PROBLEM TO SOLVE:
Return the lines below exactly, from the first line to the line that contains "Expiry Reviews: Confirmation". Leave out pictures.

RECORDED DATA:
● ● ● ● ●

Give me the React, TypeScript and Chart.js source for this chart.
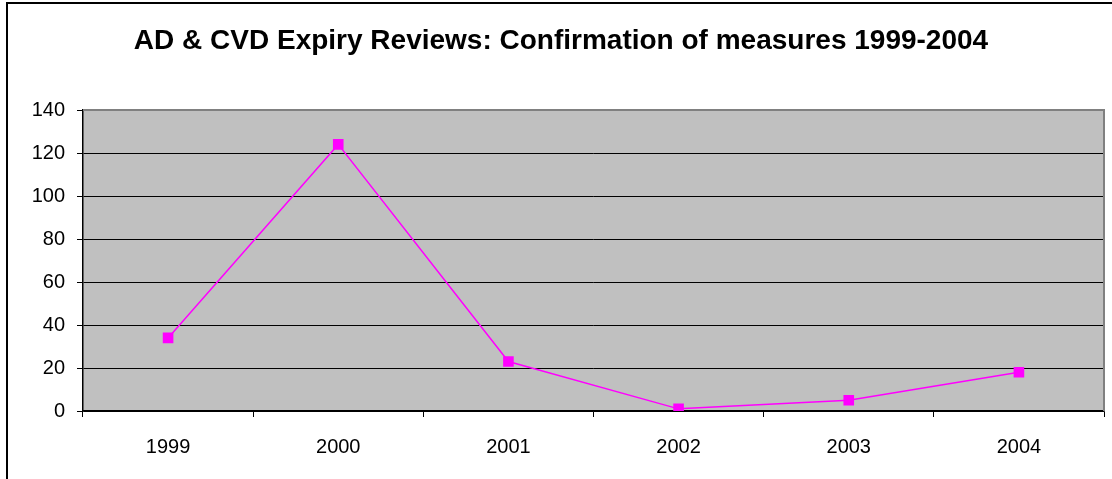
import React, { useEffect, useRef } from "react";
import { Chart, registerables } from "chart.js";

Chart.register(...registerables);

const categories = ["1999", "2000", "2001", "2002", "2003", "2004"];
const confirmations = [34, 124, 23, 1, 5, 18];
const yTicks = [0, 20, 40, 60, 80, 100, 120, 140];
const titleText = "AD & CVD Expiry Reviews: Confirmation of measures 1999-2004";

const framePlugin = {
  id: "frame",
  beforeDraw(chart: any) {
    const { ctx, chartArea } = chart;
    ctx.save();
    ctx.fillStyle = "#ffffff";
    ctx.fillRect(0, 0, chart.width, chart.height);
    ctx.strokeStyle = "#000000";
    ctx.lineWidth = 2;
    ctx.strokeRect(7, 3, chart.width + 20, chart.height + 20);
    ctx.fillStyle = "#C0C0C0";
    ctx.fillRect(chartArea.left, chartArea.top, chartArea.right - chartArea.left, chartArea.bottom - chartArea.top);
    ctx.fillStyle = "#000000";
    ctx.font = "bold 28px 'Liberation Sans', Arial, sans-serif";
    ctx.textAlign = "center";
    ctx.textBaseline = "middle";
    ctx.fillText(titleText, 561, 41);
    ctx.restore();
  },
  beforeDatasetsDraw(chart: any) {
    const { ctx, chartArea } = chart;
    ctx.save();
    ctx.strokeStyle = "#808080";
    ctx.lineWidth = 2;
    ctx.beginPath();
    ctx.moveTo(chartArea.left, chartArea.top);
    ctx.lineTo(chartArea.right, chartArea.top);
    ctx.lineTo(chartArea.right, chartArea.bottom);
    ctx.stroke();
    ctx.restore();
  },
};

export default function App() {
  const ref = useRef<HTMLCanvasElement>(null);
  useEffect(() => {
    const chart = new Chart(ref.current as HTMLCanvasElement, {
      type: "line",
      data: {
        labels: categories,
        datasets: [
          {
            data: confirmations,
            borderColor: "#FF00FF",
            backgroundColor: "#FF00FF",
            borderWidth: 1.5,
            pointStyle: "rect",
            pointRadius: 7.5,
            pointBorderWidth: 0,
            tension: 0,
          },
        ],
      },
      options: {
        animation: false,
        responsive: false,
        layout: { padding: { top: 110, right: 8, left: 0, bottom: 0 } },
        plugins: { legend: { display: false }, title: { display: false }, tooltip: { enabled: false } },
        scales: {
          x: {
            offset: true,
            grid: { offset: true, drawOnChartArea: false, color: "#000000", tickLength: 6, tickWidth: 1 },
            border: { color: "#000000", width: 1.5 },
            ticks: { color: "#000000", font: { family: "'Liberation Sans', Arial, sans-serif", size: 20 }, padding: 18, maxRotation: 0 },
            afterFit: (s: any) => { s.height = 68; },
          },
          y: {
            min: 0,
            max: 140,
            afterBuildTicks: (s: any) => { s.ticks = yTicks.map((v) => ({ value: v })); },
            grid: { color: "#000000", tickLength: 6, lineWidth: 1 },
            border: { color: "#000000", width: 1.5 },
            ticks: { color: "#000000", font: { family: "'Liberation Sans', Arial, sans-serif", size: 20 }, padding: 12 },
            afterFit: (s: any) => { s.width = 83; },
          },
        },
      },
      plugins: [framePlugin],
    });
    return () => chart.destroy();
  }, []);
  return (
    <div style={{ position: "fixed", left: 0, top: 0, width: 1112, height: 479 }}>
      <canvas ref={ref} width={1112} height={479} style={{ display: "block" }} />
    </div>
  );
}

● ● ● ● ●

RESPONSE TO THE TASK:
Give me the React, TypeScript and Chart.js source for this chart.
import React, { useEffect, useRef } from "react";
import { Chart, registerables } from "chart.js";

Chart.register(...registerables);

const categories = ["1999", "2000", "2001", "2002", "2003", "2004"];
const confirmations = [34, 124, 23, 1, 5, 18];
const yTicks = [0, 20, 40, 60, 80, 100, 120, 140];
const titleText = "AD & CVD Expiry Reviews: Confirmation of measures 1999-2004";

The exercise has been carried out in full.